Finding Insurance In Florida
Perhaps access to insurance has been the biggest detrimental long-term effect in the wake of the hurricanes that swept through Florida in 2004 and 2005. Insurance has been expensive and hard to come by for growers, and steps the state has taken to provide
January 9, 2008
Perhaps access to insurance has been the biggest detrimental long-term effect in the wake of the hurricanes that swept through Florida in 2004 and 2005. Insurance has been expensive and hard to come by for growers, and steps the state has taken to provide insurance to homeowners has made it even less desirable for private insurers to do business in Florida.
At the end of last year, Bruce Knox of Knox Nursery in Winter Garden, Fla., was exploring his options. "It's expensive. We were looking at a 40 to 50 percent premium increase," he said. "Independent insurance agents are 25 percent higher than last year.

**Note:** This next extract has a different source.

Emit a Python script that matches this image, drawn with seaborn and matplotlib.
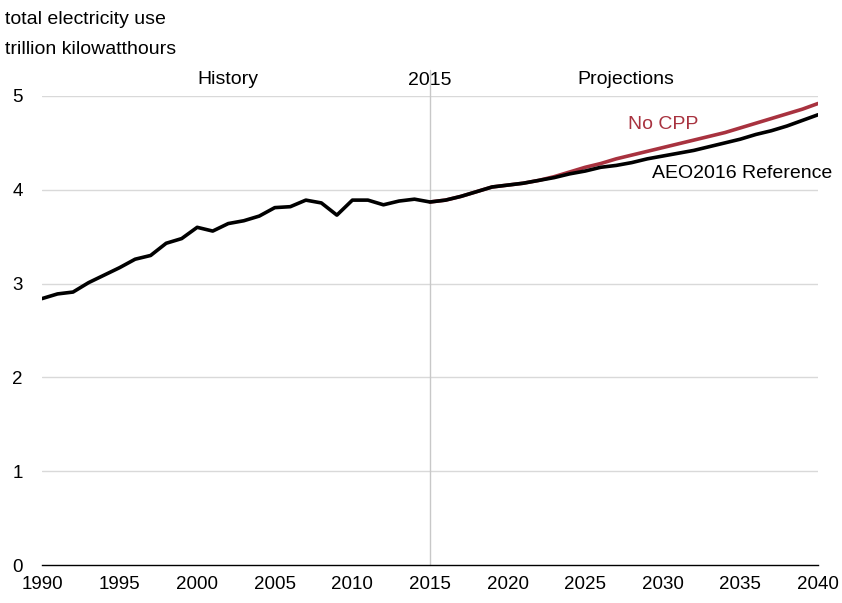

I'm thankful we built to the standard we did 10 years ago. If I didn't have the structure I have, with 4-inch square tubing, it would be uninsurable. We're built to withstand a 100 mph wind load rating. If we hadn't, probably no one would insure us."
Knox also is fortunate for being more inland. Growers on the coast may have no choice but the state-sponsored market of last resort, Citizens Insurance Company. To subsidize Citiens, the state is charging private insurance companies a 2 pedrcent surcharge on each premium in the state of Florida. On top of this, the state has enacted a rate freeze for private insurance companies doing business in Florida, making the market even less attractive.
"Citizens did offer a quote and was fairly expensive," Knox said. "You have to decide as a business owner who you want to do business with. They (Citizens) are a state-run insurer and are insolvent. If all these people living on the coast are with Citizens and if there is a problem inland, Citizens will already be wiped out financially. What are the chances of collecting on the premium? It's risky to be insured by them. They're not going to want to pay anything and you'll have to hire an attorney to collect the coverage paid by the premium."